Fitch sees Philippine lenders defying regional margin pressure
By Derco Rosal
Philippine banks are poised for sustained profitability through 2026, bolstered by robust loan demand and a global shift toward monetary easing, according to Fitch Ratings.
In a report dated Jan. 13. the debt watcher identified the Philippines, alongside India, Vietnam, and Indonesia, as a primary engine for regional banking growth, describing strong loan expansion as “critical lever” for maintaining bottom-line health in emerging markets.
“Strong loan growth in many emerging markets—particularly India, Vietnam, the Philippines and Indonesia—remains a critical lever for sustaining profitability,” Fitch Ratings said.
Lending by big banks, or universal and commercial banks (U/KBs), held steady in November 2025 as private consumption remained robust.
Fitch added that the nearing-end monetary easing cycles across central banks in Asia Pacific (APAC) would prop up earnings growth for most banks in the region, including the highly profitable Philippine banks.
Despite steady loan growth in November, Reyes Tacandong & Co. Senior Adviser Jonathan Ravelas earlier said lingering flood-control issues still threaten to weigh on banks’ lending confidence.

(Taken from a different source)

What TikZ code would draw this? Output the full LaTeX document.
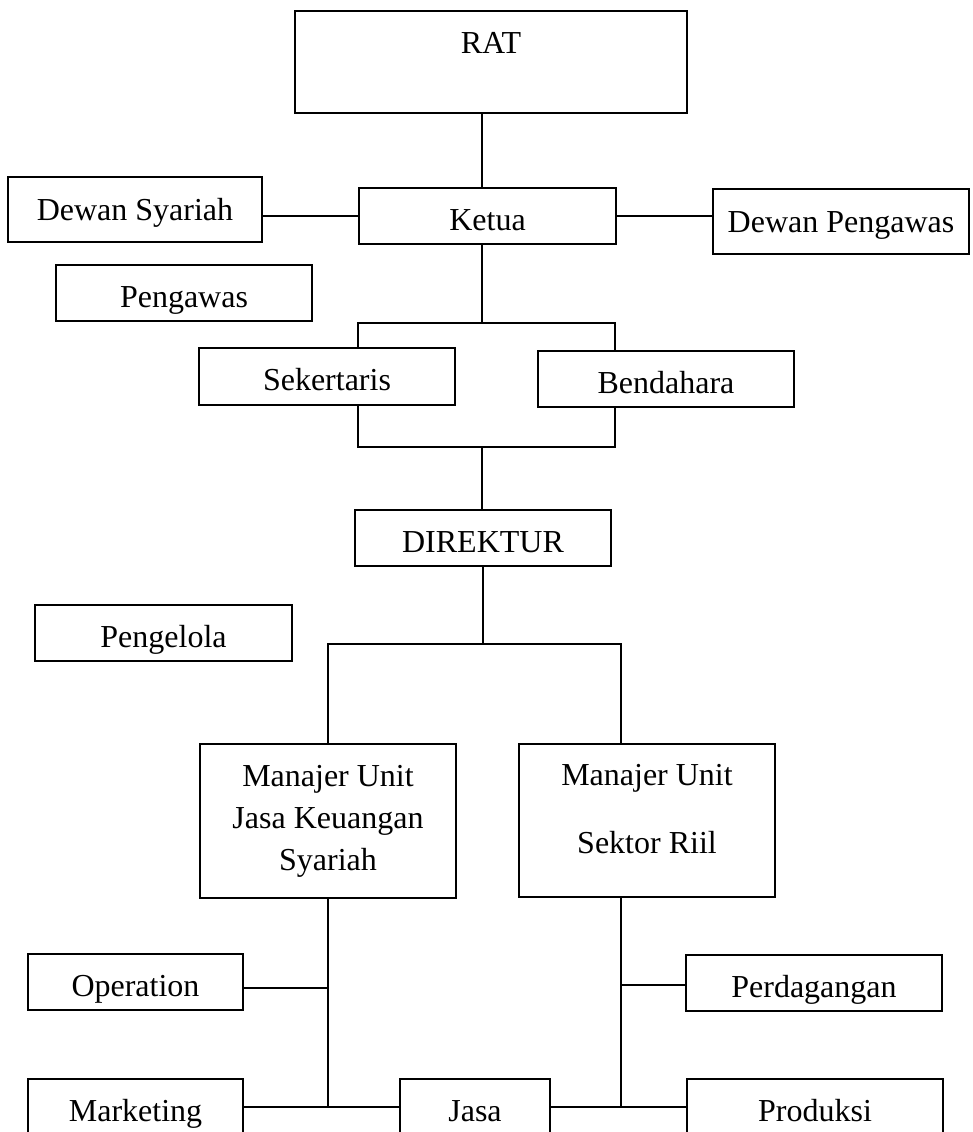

“When trust is shaken, investors hesitate, and banks become more cautious,” said the economist.
Regionally, Fitch expects a marginal drop in APAC banks’ profits from lending. This will slightly reduce profits relative to their risk-weighted assets, but the effect should be “manageable” in the near term, the debt watchdog said.
“Intensifying competition, regulatory and conduct risks, and normalisation in fee and trading income in some markets could add further earnings variability within individual banking systems and across APAC,” it added.
Meanwhile, Bangko Sentral ng Pilipinas (BSP) Governor Eli M. Remolona Jr. told the private sector last week that the banking system is “healthy and resilient, giving banks the strength to lend and fuel growth.”
As of end-November 2025, the Philippine banking system’s total assets climbed by ₱2 trillion to ₱28.72 trillion from ₱26.73 trillion in 2024 on the back of stable lending activity.
Preliminary BSP data showed that the combined assets of domestic banks increased 7.4 percent year-on-year as of end-November 2025, continuing the 7.1-percent expansion seen in October.
Banks’ assets are primarily supported by deposits, loans, and investments, including cash, balances due from other banks, interbank loans receivable (IBL), and reverse repurchase agreements (RRP), net of credit loss provisions.
As of end-November, the banking sector’s total loan portfolio, including IBL and RRP, increased by 11.7 percent to ₱15.89 trillion from ₱14.23 trillion in the same period in 2024.
Net investments, which include financial assets and equity holdings in subsidiaries, rose by 6.5 percent to ₱8.39 trillion from ₱7.88 trillion in 2024. Net real and other properties acquired (ROPA) jumped by a fifth to ₱137 billion from ₱113.8 billion in 2024.
Meanwhile, cash and balances due from banks declined by one-fifth to ₱2.05 trillion from ₱2.57 trillion in 2024. Other assets of the banking industry rose 15.9 percent to ₱2.25 trillion in November 2025, from ₱1.94 trillion a year earlier.
Meanwhile, total liabilities of the banking system reached ₱25.07 trillion during the period, up 7.2 percent from ₱23.4 trillion in 2024.
Deposits accounted for the bulk—84.7 percent—of banks’ liabilities, rising to ₱21.24 trillion as of end-November from ₱19.79 trillion in 2024. Of the total deposits, peso-denominated accounts amounted to ₱16.45 trillion, while foreign currency deposits reached ₱3.34 trillion.
Rizal Commercial Banking Corp. chief economist Micael Ricafort said the ₱2-trillion year-on-year growth in banks’ assets was “largely due to the continued double-digit growth in bank loans, especially the more than 20-percent growth in consumer loans.”
Ricafort added that it was also driven by the sustained expansion in banks’ net income amid trading gains, which increased banks’ capital and total assets. He noted that banking has been one of the “most profitable industries in recent years.”
For Ricafort, further easing in key borrowing costs—now at 4.5 percent—and banks’ reserve requirements will bolster demand for loans and help banks grow their assets faster than the economy.
“Sustained growth in banks’ deposits also supports continued growth in bank loans, earnings, investments, and overall asset growth,” he added.